Pictures in the data below are not part of the copy; transcribe everything else exactly.

# Dataset extract
(begin)
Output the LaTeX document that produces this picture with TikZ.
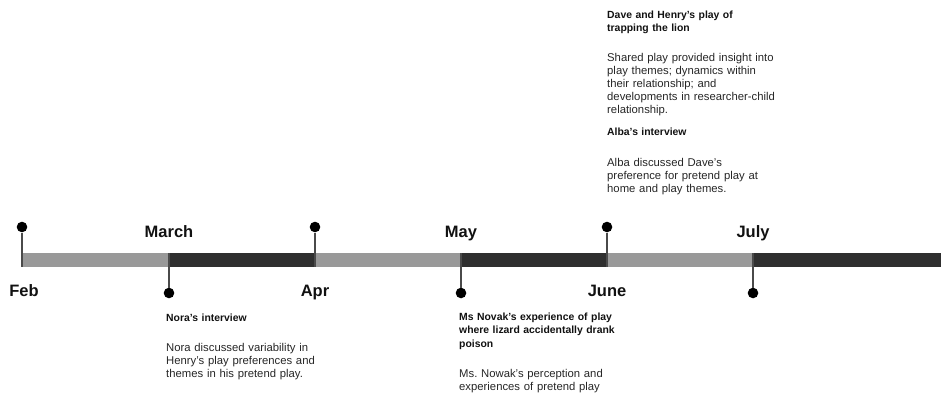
\documentclass[tikz,border=0pt]{standalone}
\usepackage{fontspec}
\setmainfont{Liberation Sans}
\frenchspacing
\definecolor{barlight}{HTML}{999999}
\definecolor{bardark}{HTML}{2F2F2F}
\definecolor{stemgray}{HTML}{4A4A4A}
\definecolor{ink}{HTML}{111111}
\definecolor{bodyink}{HTML}{262626}
\begin{document}
\begin{tikzpicture}[x=1pt,y=-1pt,
  pindot/.style={circle,fill=black,inner sep=0pt,minimum size=10.6pt},
  stemline/.style={draw=stemgray,line width=1.2pt},
  month/.style={font=\fontsize{16.5}{18}\selectfont\bfseries,text=ink,inner sep=0pt,anchor=base},
  evtitle/.style={anchor=base west,inner sep=0pt,text width=210pt,align=left,
    font=\fontsize{10.4}{13.5}\selectfont\bfseries,text=ink},
  evbody/.style={anchor=base west,inner sep=0pt,text width=210pt,align=left,
    font=\fontsize{11.3}{13.2}\selectfont,text=bodyink}]
\useasboundingbox (0,0) rectangle (941,397);

% top and bottom edges of the timeline bar at each month boundary
\foreach \n/\x in {feb/22,mar/169,apr/315,may/461,jun/607,jul/753,last/941}{
  \coordinate (\n-t) at (\x,253);
  \coordinate (\n-b) at (\x,267);
}

% alternating bar segments
\fill[barlight] (feb-t) rectangle (mar-b);
\fill[bardark]  (mar-t) rectangle (apr-b);
\fill[barlight] (apr-t) rectangle (may-b);
\fill[bardark]  (may-t) rectangle (jun-b);
\fill[barlight] (jun-t) rectangle (jul-b);
\fill[bardark]  (jul-t) rectangle (last-b);

% pins above and below the bar
\node[pindot] (pfeb) at (22,227) {};
\node[pindot] (pmar) at (169,293) {};
\node[pindot] (papr) at (315,227) {};
\node[pindot] (pmay) at (461,293) {};
\node[pindot] (pjun) at (607,227) {};
\node[pindot] (pjul) at (753,293) {};

\draw[stemline] (pfeb.south) -- (feb-b);
\draw[stemline] (pmar.north) -- (mar-t);
\draw[stemline] (papr.south) -- (apr-b);
\draw[stemline] (pmay.north) -- (may-t);
\draw[stemline] (pjun.south) -- (jun-b);
\draw[stemline] (pjul.north) -- (jul-t);

% month labels
\node[month] (lmar) at (169,237) {March};
\node[month] (lmay) at (461,237) {May};
\node[month] (ljul) at (753,237) {July};
\node[month] (lfeb) at (24,296) {Feb};
\node[month] (lapr) at (315,296) {Apr};
\node[month] (ljun) at (607,296) {June};

% events in June
\node[evtitle] (davetitle) at (607,18) {Dave and Henry’s play of\\trapping the lion};
\node[evbody] (davebody) at (607,61) {Shared play provided insight into\\play themes; dynamics within\\their relationship; and\\developments in researcher-child\\relationship.};
\node[evtitle] (albatitle) at (607,135) {Alba’s interview};
\node[evbody] (albabody) at (607,166) {Alba discussed Dave’s\\preference for pretend play at\\home and play themes.};

% event in March
\node[evtitle] (noratitle) at (166,321) {Nora’s interview};
\node[evbody] (norabody) at (166,351) {Nora discussed variability in\\Henry’s play preferences and\\themes in his pretend play.};

% event in May
\node[evtitle] (novaktitle) at (459,320) {Ms Novak’s experience of play\\where lizard accidentally drank\\poison};
\node[evbody] (novakbody) at (459,377) {Ms. Nowak’s perception and\\experiences of pretend play};
\end{tikzpicture}
\end{document}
(end)
# Full output
Output the LaTeX document that produces this picture with TikZ.
\documentclass[tikz,border=0pt]{standalone}
\usepackage{fontspec}
\setmainfont{Liberation Sans}
\frenchspacing
\definecolor{barlight}{HTML}{999999}
\definecolor{bardark}{HTML}{2F2F2F}
\definecolor{stemgray}{HTML}{4A4A4A}
\definecolor{ink}{HTML}{111111}
\definecolor{bodyink}{HTML}{262626}
\begin{document}
\begin{tikzpicture}[x=1pt,y=-1pt,
  pindot/.style={circle,fill=black,inner sep=0pt,minimum size=10.6pt},
  stemline/.style={draw=stemgray,line width=1.2pt},
  month/.style={font=\fontsize{16.5}{18}\selectfont\bfseries,text=ink,inner sep=0pt,anchor=base},
  evtitle/.style={anchor=base west,inner sep=0pt,text width=210pt,align=left,
    font=\fontsize{10.4}{13.5}\selectfont\bfseries,text=ink},
  evbody/.style={anchor=base west,inner sep=0pt,text width=210pt,align=left,
    font=\fontsize{11.3}{13.2}\selectfont,text=bodyink}]
\useasboundingbox (0,0) rectangle (941,397);

% top and bottom edges of the timeline bar at each month boundary
\foreach \n/\x in {feb/22,mar/169,apr/315,may/461,jun/607,jul/753,last/941}{
  \coordinate (\n-t) at (\x,253);
  \coordinate (\n-b) at (\x,267);
}

% alternating bar segments
\fill[barlight] (feb-t) rectangle (mar-b);
\fill[bardark]  (mar-t) rectangle (apr-b);
\fill[barlight] (apr-t) rectangle (may-b);
\fill[bardark]  (may-t) rectangle (jun-b);
\fill[barlight] (jun-t) rectangle (jul-b);
\fill[bardark]  (jul-t) rectangle (last-b);

% pins above and below the bar
\node[pindot] (pfeb) at (22,227) {};
\node[pindot] (pmar) at (169,293) {};
\node[pindot] (papr) at (315,227) {};
\node[pindot] (pmay) at (461,293) {};
\node[pindot] (pjun) at (607,227) {};
\node[pindot] (pjul) at (753,293) {};

\draw[stemline] (pfeb.south) -- (feb-b);
\draw[stemline] (pmar.north) -- (mar-t);
\draw[stemline] (papr.south) -- (apr-b);
\draw[stemline] (pmay.north) -- (may-t);
\draw[stemline] (pjun.south) -- (jun-b);
\draw[stemline] (pjul.north) -- (jul-t);

% month labels
\node[month] (lmar) at (169,237) {March};
\node[month] (lmay) at (461,237) {May};
\node[month] (ljul) at (753,237) {July};
\node[month] (lfeb) at (24,296) {Feb};
\node[month] (lapr) at (315,296) {Apr};
\node[month] (ljun) at (607,296) {June};

% events in June
\node[evtitle] (davetitle) at (607,18) {Dave and Henry’s play of\\trapping the lion};
\node[evbody] (davebody) at (607,61) {Shared play provided insight into\\play themes; dynamics within\\their relationship; and\\developments in researcher-child\\relationship.};
\node[evtitle] (albatitle) at (607,135) {Alba’s interview};
\node[evbody] (albabody) at (607,166) {Alba discussed Dave’s\\preference for pretend play at\\home and play themes.};

% event in March
\node[evtitle] (noratitle) at (166,321) {Nora’s interview};
\node[evbody] (norabody) at (166,351) {Nora discussed variability in\\Henry’s play preferences and\\themes in his pretend play.};

% event in May
\node[evtitle] (novaktitle) at (459,320) {Ms Novak’s experience of play\\where lizard accidentally drank\\poison};
\node[evbody] (novakbody) at (459,377) {Ms. Nowak’s perception and\\experiences of pretend play};
\end{tikzpicture}
\end{document}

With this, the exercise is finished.